L'hôpital Albert-Schweitzer est un grand immeuble de pierre taillée, planté dans une campagne épargnée par la destruction.

Au bout de l'un des longs couloirs de l'hôpital, le Dr Pierre-Michel Roy entre dans la Sal Operasyon et ouvre un ordinateur portable noir, qu'il montre au Dr Vincent Échavé. Sur l'écran, les deux hommes lisent un courriel reçu du Québec quelques instants plus tôt. Un collègue chirurgien plastique de la faculté de médecine de l'Université de Sherbrooke y donne son avis sur la façon de traiter une plaie ouverte particulièrement complexe.

«On arrive à envoyer des photos de blessures à des collègues au Québec pour obtenir des avis complémentaires, mais c'est un peu laborieux. La connexion internet est vraiment très lente», explique le Dr Roy en sortant de la salle d'opération.

 

La petite délégation de l'Université de Sherbrooke, composée de neuf médecins et infirmières, dont une chirurgienne orthopédiste, est dirigée par le Dr Vincent Échavé, spécialiste de chirurgie thoracique. À leur l'arrivée à Deschapelles, il y a une semaine, plus de 700 blessés graves en provenance de Port-au-Prince patientaient dans les salles d'attente. Encore aujourd'hui, même si les médecins prennent peu à peu le dessus, des dizaines de nouveaux patients arrivent chaque jour. Huit sur dix ont des fractures du bras ou de la jambe, parfois multiples, souvent ouvertes. Presque tous ont roulé durant trois heures en autobus ou en voiture sur des routes défoncées pour être traités.

«À Port-au-Prince, beaucoup de ces blessés auraient été amputés, faute d'équipement pour replacer les os. Ici, on a fait très peu d'amputations parce que notre équipe est spécialisée en chirurgie orthopédique.

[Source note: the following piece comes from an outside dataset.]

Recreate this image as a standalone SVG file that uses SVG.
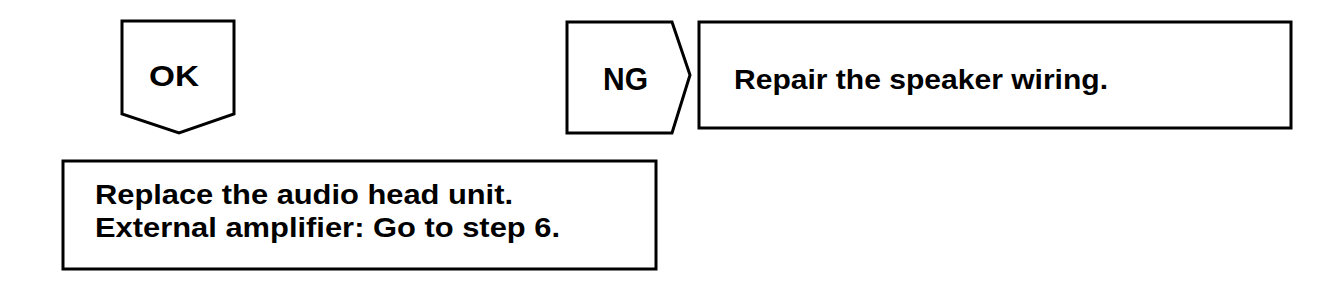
<svg xmlns="http://www.w3.org/2000/svg" width="1344" height="292" viewBox="0 0 1344 292">
<style>
.shape{fill:#fff;stroke:#000;stroke-width:3;stroke-linejoin:miter}
.t{font-family:"Liberation Sans",Arial,sans-serif;font-weight:bold;fill:#000}
</style>
<rect x="0" y="0" width="1344" height="292" fill="#fff"/>
<g id="ok">
<polygon class="shape" points="122,21 234,21 234,114 179,133 122,114"/>
<text class="t" x="149" y="86" font-size="30" textLength="50" lengthAdjust="spacingAndGlyphs">OK</text>
</g>
<g id="ng">
<polygon class="shape" points="567,22 672,22 690,75 672,133 567,133"/>
<text class="t" x="603" y="90" font-size="31" textLength="45" lengthAdjust="spacingAndGlyphs">NG</text>
</g>
<g id="repair">
<rect class="shape" x="699" y="22" width="592" height="106"/>
<text class="t" x="734" y="89" font-size="28" textLength="374" lengthAdjust="spacingAndGlyphs">Repair the speaker wiring.</text>
</g>
<g id="replace">
<rect class="shape" x="63" y="161" width="593" height="108"/>
<text class="t" x="95" y="204" font-size="28" textLength="418" lengthAdjust="spacingAndGlyphs">Replace the audio head unit.</text>
<text class="t" x="95" y="237" font-size="28" textLength="465" lengthAdjust="spacingAndGlyphs">External amplifier: Go to step 6.</text>
</g>
<g id="connectors"></g>
</svg>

On réussit à faire des opérations qui auraient été impossibles plus près de Port-au-Prince», explique fièrement le Dr Roy.

Partie du Québec en catastrophe, la mission sherbrookoise a réussi à emporter le matériel nécessaire pour réparer des os - vis, clous, plaques de métal et autres outils spécialisés rares en Haïti. «L'hôpital est équipé d'un plateau technique acceptable. On peut faire des radiographies. Ça aussi, ça nous a permis de sauver plusieurs Haïtiens de l'amputation», dit le Dr Roy.

L'équipe maintient depuis son arrivée un rythme essoufflant de six à huit opérations par jour, parfois plus. «On commence à opérer tôt, vers 8h le matin, et on finit parfois à minuit ou 1h du matin», explique le Dr Échavé, visiblement au bord de l'épuisement.

Malgré la fatigue, les médecins sherbrookois arrivent à faire de petits miracles. Dans les prochaines heures, le Dr Échavé réparera une double fracture à l'avant-bras d'un garçon, puis, dans une autre salle d'opération, il opérera une femme qui a une hanche fracturée. La veille, les médecins ont dû raccourcir un fémur pour le ressouder. Une opération longue et délicate, digne des meilleurs hôpitaux occidentaux. «Les plaies sont parfois si infectées qu'on ne peut pas les refermer. Il faut alors replacer les os et laisser la guérison se faire sans refermer la plaie. Ça allonge de beaucoup la convalescence», explique le Dr Roy.

Nouvelle vague d'amputations

L'estimation est encore grossière, mais les hôpitaux du pays auraient pratiqué quelque 2000 amputations depuis le séisme, avance l'organisme Handicap international. «Bien sûr, les hôpitaux moins bien équipés ont dû amputer davantage. Mais le nombre d'amputations va probablement encore gonfler un peu partout, croit Sylvia Sommella, porte-parole de l'organisme. On entre dans la deuxième vague: les blessés qu'on soigne ces jours-ci sont ceux qui étaient isolés et qui n'ont pu venir à l'hôpital avant. Leurs blessures ont empiré. Dans bien des cas, l'amputation sera nécessaire.»

Le nombre d'amputés pourrait donc passer à plus de 10 000 à l'échelle du pays. Et encore davantage si les patients pas tout à fait guéris repartent dans des camps de fortune où ils ne reçoivent pas de suivi adéquat. Heureusement, ici, à l'hôpital Albert-Schweitzer, on héberge les patients dans un camp adjacent. «Nous les soignons, les nourrissons et leur fournissons ce dont ils ont besoin jusqu'à ce qu'ils soient rétablis, précise le Dr Rolf Maibach, qui dirige l'hôpital. Ça va créer un gouffre financier colossal dans notre budget. Espérons que les gens donneront généreusement à notre fondation.»